Teaching, researching and producing blueprints for tax policy that can potentially affect the entire nation — that is the daily life of two UC Berkeley professors who are currently working with Sen. Elizabeth Warren, D-Massachusetts, to address the issue of wealth disparity in the United States.
Campus professor of economics Emmanuel Saez and assistant professor of economics Gabriel Zucman are currently collaborating with Warren to create a tax plan that would change how wealth is taxed.
Warren, a Democratic 2020 presidential candidate, has proposed a 2 percent annual tax on American households with net worths above $50 million and an additional 1 percent tax on net worths above $1 billion. Saez and Zucman have been helping Warren to determine the numbers.
“Warren has been a champion for protecting middle class wealth from predatory lenders,” Saez said in an email. “Combining progressive wealth taxation with policies to rebuild middle class wealth is exactly what the United States needs to ensure vibrant and equitable growth for the future.”
According to Saez, the proposed policy would raise “sorely needed” tax revenue for public works. He added that though “modest in size,” the wealth tax could raise almost $3 trillion in 10 years.
In a letter to Warren, Saez and Zucman presented research showing that the top 0.1 percent wealth share increased from 7 percent in the late 1970s to about 20 percent in recent years.
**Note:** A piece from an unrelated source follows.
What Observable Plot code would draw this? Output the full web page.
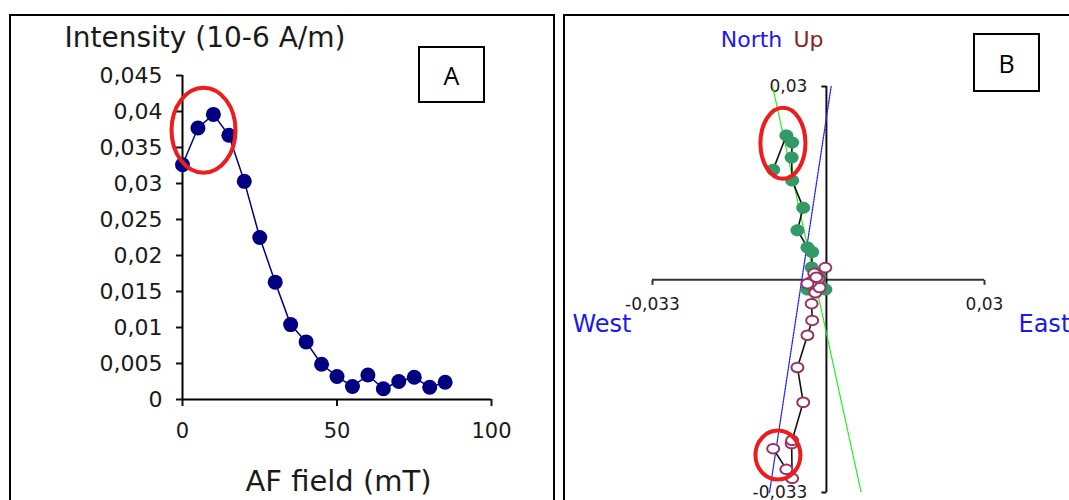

They also noted that the wealth share of the bottom 90 percent has decreased from 35 percent in the late 1970s to about 25 percent today.
“Democracies become oligarchies when wealth is too concentrated,” Saez said in an email. “A progressive wealth tax is the most direct policy tool to curb the growing concentration of wealth in the United States.”
Eric Harris Bernstein, a master’s degree candidate at the UC Berkeley’s Goldman School of Public Policy, said he is excited to see UC Berkeley lead the path to a new level of taxation and inequality analysis because there are not many “mainstream” economists addressing this issue. He added that many of UC Berkeley’s economists have contributed to work that has moved the conversation surrounding tax policy in a more progressive direction in recent years.
Zucman and Bernstein said the current tax policy in the United States has negative effects on democratic political structures.
“Once you convert your economic power to political power, you can increase your economic power through policy, (and) also through policy, (you can) further increase your political power,” Bernstein said.
Though the current income tax structure is “facially progressive,” according to Goldman School graduate student Annie McDonald, it is “incredibly regressive” when looking at its impacts on taxpayers. Since the rich can avoid taxes on assets, “the impact of that tax is going to be much more significant on the person who’s barely scraping by.”
McDonald added that because “wealth begets wealth,” it is very difficult for groups of people who have been historically discriminated against to achieve the same financial success. A wealth tax is a redistributive policy that would help to level the playing field.
“The United States is the birthplace of progressive taxation. It’s the country that has pioneered the sharply progressive taxation of income and estates, two of the most important fiscal innovations of the 20th century,” Zucman said in an email. “The time has come again for the United States to pave the way towards a modern tax system, adapted to the challenges of the 21st century.”